* [Task details]: Set down each line of the data below exactly as it stands, dropping the pictures.

* [Data section]:

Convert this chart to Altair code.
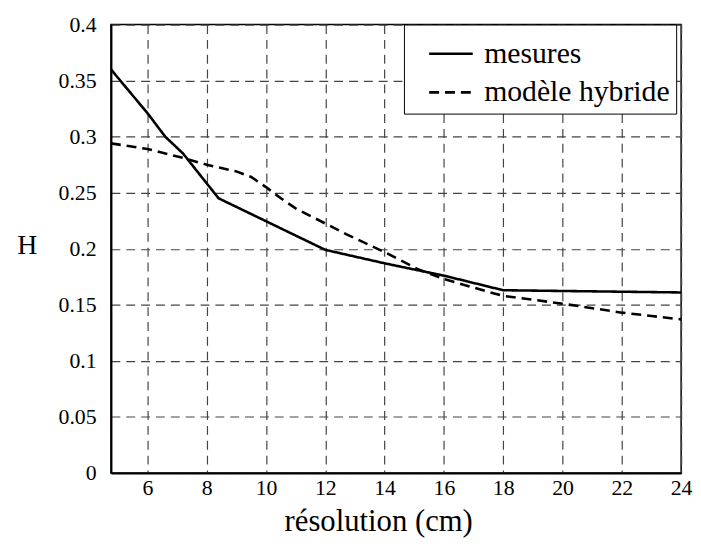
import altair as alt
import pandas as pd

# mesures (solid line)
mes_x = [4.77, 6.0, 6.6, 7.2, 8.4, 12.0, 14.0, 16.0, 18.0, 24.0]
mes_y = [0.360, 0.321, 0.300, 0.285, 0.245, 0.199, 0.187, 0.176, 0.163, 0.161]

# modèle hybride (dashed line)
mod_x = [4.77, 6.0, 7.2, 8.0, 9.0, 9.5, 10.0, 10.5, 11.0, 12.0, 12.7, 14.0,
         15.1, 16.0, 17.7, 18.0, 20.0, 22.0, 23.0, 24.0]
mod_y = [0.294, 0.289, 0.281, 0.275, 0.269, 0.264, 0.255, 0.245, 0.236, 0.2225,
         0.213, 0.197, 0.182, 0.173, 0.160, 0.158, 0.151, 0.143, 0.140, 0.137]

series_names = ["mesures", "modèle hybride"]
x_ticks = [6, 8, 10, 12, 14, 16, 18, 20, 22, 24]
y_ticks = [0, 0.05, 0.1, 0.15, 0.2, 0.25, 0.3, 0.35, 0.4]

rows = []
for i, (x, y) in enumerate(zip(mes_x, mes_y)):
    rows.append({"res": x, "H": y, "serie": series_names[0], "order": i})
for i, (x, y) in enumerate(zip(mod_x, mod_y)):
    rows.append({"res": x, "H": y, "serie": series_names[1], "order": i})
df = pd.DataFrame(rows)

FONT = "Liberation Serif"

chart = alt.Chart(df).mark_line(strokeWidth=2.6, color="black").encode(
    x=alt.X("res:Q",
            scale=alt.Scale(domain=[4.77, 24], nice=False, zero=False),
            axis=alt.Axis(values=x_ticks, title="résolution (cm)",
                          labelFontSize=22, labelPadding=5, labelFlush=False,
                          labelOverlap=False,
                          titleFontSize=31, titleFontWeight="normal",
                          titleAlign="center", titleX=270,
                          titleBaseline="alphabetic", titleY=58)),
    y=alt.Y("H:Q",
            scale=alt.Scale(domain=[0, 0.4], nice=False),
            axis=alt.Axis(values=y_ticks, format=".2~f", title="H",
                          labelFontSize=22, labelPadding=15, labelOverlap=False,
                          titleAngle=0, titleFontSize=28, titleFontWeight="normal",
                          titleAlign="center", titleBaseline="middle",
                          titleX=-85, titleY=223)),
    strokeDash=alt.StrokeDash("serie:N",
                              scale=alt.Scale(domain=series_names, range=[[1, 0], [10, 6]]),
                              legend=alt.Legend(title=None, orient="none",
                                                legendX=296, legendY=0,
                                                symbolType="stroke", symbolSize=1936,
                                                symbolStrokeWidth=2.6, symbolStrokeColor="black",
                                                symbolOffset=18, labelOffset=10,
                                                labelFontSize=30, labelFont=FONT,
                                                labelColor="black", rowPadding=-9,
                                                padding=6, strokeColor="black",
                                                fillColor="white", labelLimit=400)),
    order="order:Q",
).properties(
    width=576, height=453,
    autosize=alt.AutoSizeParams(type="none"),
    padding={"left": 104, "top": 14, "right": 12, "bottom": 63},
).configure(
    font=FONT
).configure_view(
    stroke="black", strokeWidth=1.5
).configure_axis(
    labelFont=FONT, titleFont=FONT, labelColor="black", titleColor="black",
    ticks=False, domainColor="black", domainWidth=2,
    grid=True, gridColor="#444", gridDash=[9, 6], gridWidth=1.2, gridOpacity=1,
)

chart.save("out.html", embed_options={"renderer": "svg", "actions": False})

* [Output below]:
Convert this chart to Altair code.
import altair as alt
import pandas as pd

# mesures (solid line)
mes_x = [4.77, 6.0, 6.6, 7.2, 8.4, 12.0, 14.0, 16.0, 18.0, 24.0]
mes_y = [0.360, 0.321, 0.300, 0.285, 0.245, 0.199, 0.187, 0.176, 0.163, 0.161]

# modèle hybride (dashed line)
mod_x = [4.77, 6.0, 7.2, 8.0, 9.0, 9.5, 10.0, 10.5, 11.0, 12.0, 12.7, 14.0,
         15.1, 16.0, 17.7, 18.0, 20.0, 22.0, 23.0, 24.0]
mod_y = [0.294, 0.289, 0.281, 0.275, 0.269, 0.264, 0.255, 0.245, 0.236, 0.2225,
         0.213, 0.197, 0.182, 0.173, 0.160, 0.158, 0.151, 0.143, 0.140, 0.137]

series_names = ["mesures", "modèle hybride"]
x_ticks = [6, 8, 10, 12, 14, 16, 18, 20, 22, 24]
y_ticks = [0, 0.05, 0.1, 0.15, 0.2, 0.25, 0.3, 0.35, 0.4]

rows = []
for i, (x, y) in enumerate(zip(mes_x, mes_y)):
    rows.append({"res": x, "H": y, "serie": series_names[0], "order": i})
for i, (x, y) in enumerate(zip(mod_x, mod_y)):
    rows.append({"res": x, "H": y, "serie": series_names[1], "order": i})
df = pd.DataFrame(rows)

FONT = "Liberation Serif"

chart = alt.Chart(df).mark_line(strokeWidth=2.6, color="black").encode(
    x=alt.X("res:Q",
            scale=alt.Scale(domain=[4.77, 24], nice=False, zero=False),
            axis=alt.Axis(values=x_ticks, title="résolution (cm)",
                          labelFontSize=22, labelPadding=5, labelFlush=False,
                          labelOverlap=False,
                          titleFontSize=31, titleFontWeight="normal",
                          titleAlign="center", titleX=270,
                          titleBaseline="alphabetic", titleY=58)),
    y=alt.Y("H:Q",
            scale=alt.Scale(domain=[0, 0.4], nice=False),
            axis=alt.Axis(values=y_ticks, format=".2~f", title="H",
                          labelFontSize=22, labelPadding=15, labelOverlap=False,
                          titleAngle=0, titleFontSize=28, titleFontWeight="normal",
                          titleAlign="center", titleBaseline="middle",
                          titleX=-85, titleY=223)),
    strokeDash=alt.StrokeDash("serie:N",
                              scale=alt.Scale(domain=series_names, range=[[1, 0], [10, 6]]),
                              legend=alt.Legend(title=None, orient="none",
                                                legendX=296, legendY=0,
                                                symbolType="stroke", symbolSize=1936,
                                                symbolStrokeWidth=2.6, symbolStrokeColor="black",
                                                symbolOffset=18, labelOffset=10,
                                                labelFontSize=30, labelFont=FONT,
                                                labelColor="black", rowPadding=-9,
                                                padding=6, strokeColor="black",
                                                fillColor="white", labelLimit=400)),
    order="order:Q",
).properties(
    width=576, height=453,
    autosize=alt.AutoSizeParams(type="none"),
    padding={"left": 104, "top": 14, "right": 12, "bottom": 63},
).configure(
    font=FONT
).configure_view(
    stroke="black", strokeWidth=1.5
).configure_axis(
    labelFont=FONT, titleFont=FONT, labelColor="black", titleColor="black",
    ticks=False, domainColor="black", domainWidth=2,
    grid=True, gridColor="#444", gridDash=[9, 6], gridWidth=1.2, gridOpacity=1,
)

chart.save("out.html", embed_options={"renderer": "svg", "actions": False})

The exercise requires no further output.